We went to lunch in the cafeteria, and I hesitated by the door -- it was loud, it was noisy, I had to rip my CI off because I couldn't yet handle the background din. I didn't know what the cashier would say, and I didn't think I could fake it this time -- but I didn't know how to do this any other way than to pretend, really really hard, to be a hearing person. So I hung back and let Rebecca and Stephanie go first, because... how does one pay for lunch at a cafeteria any other way than "try to pretend to be hearing"?

And one of them signed and gestured and pointed and held out their card and paid; and one of them spoke and told the cashier how to communicate in ways they could understand, and I forget what I did, because I was still processing the first time I had ever seen the phrase "Deaf people have a wide variety of approaches to communication" actually lived out on a college campus -- I mean, I knew that! But I'd never seen it, and my brain was still going oh, oh, OH, that's REAL and it's OKAY and... and... I have options!

And I remember walking through the campus signing, asking questions, marveling at how I was still able to engage and participate and understand - and walking into the seminar room and watching all three of us codeswitch to "hearing mode" the moment we walked through the door. (Which was a lesson in and of itself, and which we talked about afterward as a choice we all automatically made but were not completely comfortable with.)

And yet.

Hands went down, but eyes did not. Voices turned on, and at the same time - there was a constant flicker of backchannel, of mutual monitoring, and... this strange but oddly comforting feeling that other people saw what you could see, was keeping pulse on the same things (interpreters! seating! body language! eye gaze!) you were tracking, that you were all doing this dance of survival that nobody else could see, and that each of us usually did alone. And for the first time, I felt like... the responsibility of holding all that up, of keeping track, of constant vigilance - was not entirely on me. That if I slipped (because I did dance awkwardly, as newer dancers are wont to do) it would still be okay, because someone else was holding the beat up, no matter what I did.

And folks... I understood their conversation, and I learned from it. Which was - again - remarkable to me, because I went my entire academic career showing up at discussions/classes/etc. because I had to, or because I had to perform and demonstrate that I knew things -- I didn't really go to learn things, I would have to had learned them before arriving to have any shot at following even parts of the lecture or conversation at all.

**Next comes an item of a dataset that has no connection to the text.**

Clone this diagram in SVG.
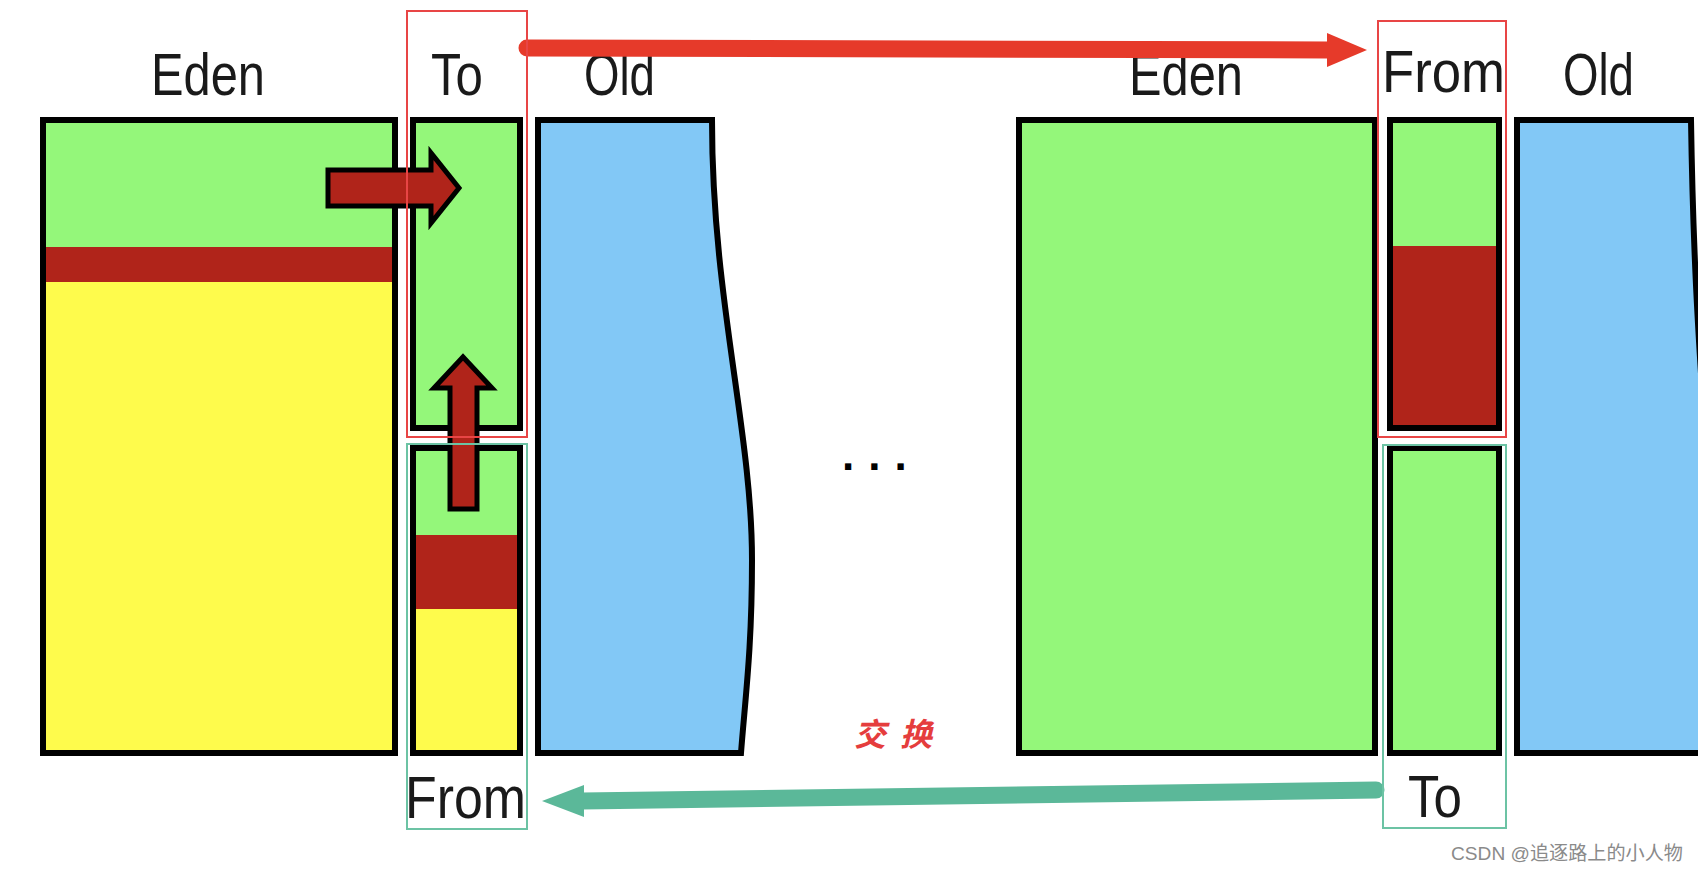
<svg xmlns="http://www.w3.org/2000/svg" width="1698" height="872" viewBox="0 0 1698 872">
<style>
.box{stroke:#000;stroke-width:6;stroke-linejoin:miter}
.g{fill:#94f77a}
.y{fill:#fefb4c}
.r{fill:#b0241a}
.b{fill:#82c8f6}
.lbl{font-family:"Liberation Sans",Arial,sans-serif;font-size:60px;fill:#1a1a1a}
.blk{fill:#b0241a;stroke:#000;stroke-width:5;stroke-linejoin:miter}
.frR{fill:none;stroke:#e84545;stroke-width:2}
.frG{fill:none;stroke:#6cc3a4;stroke-width:2}
</style>
<rect width="1698" height="872" fill="#fff"/>

<g id="eden-left">
<rect x="43" y="120" width="352" height="127" class="g"/>
<rect x="43" y="247" width="352" height="35" class="r"/>
<rect x="43" y="282" width="352" height="471" class="y"/>
<rect x="43" y="120" width="352" height="633" fill="none" class="box"/>
<text class="lbl" x="151" y="95" textLength="114" lengthAdjust="spacingAndGlyphs">Eden</text>
</g>

<g id="to-left">
<rect x="413" y="120" width="107" height="308" class="g box"/>
<text class="lbl" x="431" y="95" textLength="52" lengthAdjust="spacingAndGlyphs">To</text>
</g>

<g id="from-left">
<rect x="413" y="448" width="107" height="87" class="g"/>
<rect x="413" y="535" width="107" height="74" class="r"/>
<rect x="413" y="609" width="107" height="144" class="y"/>
<rect x="413" y="448" width="107" height="305" fill="none" class="box"/>
<text class="lbl" x="405" y="818" textLength="121" lengthAdjust="spacingAndGlyphs">From</text>
</g>

<g id="old-left">
<path d="M538,120 L712,120 C712,300 752,430 752,560 C752,650 745,700 741,753 L538,753 Z" class="b box"/>
<text class="lbl" x="584" y="95" textLength="71" lengthAdjust="spacingAndGlyphs">Old</text>
</g>

<g id="eden-right">
<rect x="1019" y="120" width="356" height="633" class="g box"/>
<text class="lbl" x="1129" y="95" textLength="114" lengthAdjust="spacingAndGlyphs">Eden</text>
</g>

<g id="from-right">
<rect x="1390" y="120" width="109" height="126" class="g"/>
<rect x="1390" y="246" width="109" height="182" class="r"/>
<rect x="1390" y="120" width="109" height="308" fill="none" class="box"/>
<text class="lbl" x="1382" y="92" textLength="123" lengthAdjust="spacingAndGlyphs">From</text>
</g>

<g id="to-right">
<rect x="1390" y="448" width="109" height="305" class="g box"/>
<text class="lbl" x="1408" y="817" textLength="54" lengthAdjust="spacingAndGlyphs">To</text>
</g>

<g id="old-right">
<path d="M1720,753 L1517,753 L1517,120 L1691,120 C1693,250 1698,330 1704,420 L1720,420 Z" class="b box"/>
<text class="lbl" x="1563" y="95" textLength="71" lengthAdjust="spacingAndGlyphs">Old</text>
</g>

<g id="ellipsis">
<text x="842" y="470" font-family="Liberation Sans,Arial,sans-serif" font-size="44" font-weight="bold" fill="#000" letter-spacing="14">...</text>
</g>

<g id="swap-label">
<text x="854" y="746" font-family="'Noto Sans CJK SC',sans-serif" font-size="32" font-weight="bold" font-style="italic" fill="#e53d3d" textLength="78" lengthAdjust="spacing">交换</text>
</g>

<g id="connectors">
<polygon class="blk" points="328,170 431,170 431,153 459,188 431,223 431,206 328,206"/>
<polygon class="blk" points="450,509 450,388 434,388 463,357 492,388 477,388 477,509"/>
<path d="M527,48 L1328,50" stroke="#e63a2a" stroke-width="17" stroke-linecap="round" fill="none"/>
<polygon points="1327,33 1367,50 1327,67" fill="#e63a2a"/>
<path d="M1376,790 L582,801" stroke="#5bb899" stroke-width="17" stroke-linecap="round" fill="none"/>
<polygon points="584,785 542,801 584,817" fill="#5bb899"/>
</g>

<g id="frames">
<rect x="407" y="11" width="120" height="426" class="frR"/>
<rect x="407" y="444" width="120" height="385" class="frG"/>
<rect x="1378" y="21" width="128" height="416" class="frR"/>
<rect x="1383" y="445" width="123" height="383" class="frG"/>
</g>

<text x="1451" y="860" font-family="'Liberation Sans','Noto Sans CJK SC',sans-serif" font-size="19" fill="#8a8a8a" textLength="232" lengthAdjust="spacingAndGlyphs">CSDN @追逐路上的小人物</text>
</svg>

I'm looking through some of my old notes now tonight and I found the copy of Rebecca's talk, which I had annotated (this is what prompted this whole blog post to begin with) -- and it's scrawled thick with margin notes and underlines and references to our conversation. Turns out that it's so much easier to read and connect and practice thinking like a slightly more mature scholar... when you get to actually have conversations with those more mature scholars, and eavesdrop on their discourse, and use it as a model for your own.

That stapled sheaf of paper was immediately on top of one of my written reflections for a grad school class less than a year prior, where I can now see how immature my writing/thinking is in comparison. I can now start to see -- oh, this is what my professor was trying to tell me. These were the gaps they were pointing out; these were the things I didn't know I wasn't doing, but couldn't understand their cues for at the time -- the marks of the art of scholarly discourse. The moves I hadn't yet seen in action, live, away from the ink outlines pressed into a book attempting to describe something so much more dynamic and full. The dialogue practice I hadn't actually gotten to try.

It's hard to read your way into being conversational in a language, but that's how I've done it in every other language that I know. It's much easier to converse your way into being conversational in a language. And (after a year in Rochester, after seeing more and having more of these scholarly conversations and everyday academic interactions in ASL), I can now start to see them in my writing, in the writing of others, in the moves and subtleties and richness that gets layered into excellent thinking and writing.

I have always been a strong reader, but I did not have much access to the internal worlds of people in the process of writing, or windows into those (eventually beautiful and polished) thoughts as they were being formed. I'd walked through museums looking at the best pottery made through all of history, behind a glass wall, on a shelf -- and then been trying to make pots without seeing or talking with other people about how they used a studio. It has been so, so strange to walk into a studio that's full of people. And it is still so strange, this notion that I can watch and interact with other people while they're at work. The work I want to learn to do.

Anyway.

I remember that visit. I remember driving home wondering how I would ever explain to any of my hearing friends why it was so important, why I was so happy to have seen how people pay for food at a cafeteria, why... why I would drive over 8 hours on a single day just to spend a few hours with people I barely knew, talking about a topic entirely out of my field, in a language I had scarcely learned.

I remembered it again when I saw students this semester walk into my classroom, or my office, and see my signing, or my interpreting team, or my CI, and blink, and sometimes hesitantly sign to me: you're Deaf? You're the professor? and sometimes watch me intently until I introduce myself as - yes, I'm Mel, I'm your professor, and I'm Deaf - and... I'm not going to say it's always a look of happiness, or at least not purely so. Sometimes it's puzzlement. Maybe sometimes it's nothing. Probably a whole host of things I can't read at all; I'm no telepath -- it's their internal world.

But I think, that for at least some of them, there's the flicker of a world rearranging itself behind their eyes.

We need elders in our tribe. We need people to span a broad, broad space of many, many possible options, so that we have as wide a plain as possible to imagine ourselves exploring. That trip - those few hours - showed me what it looked like for Rebecca and Stephanie to be Deaf academics, and it made it much more possible for me to think in different ways about what it might mean for me, and I take absolutely none of this for granted; none at all.

And I think that's all I have to say on that tonight.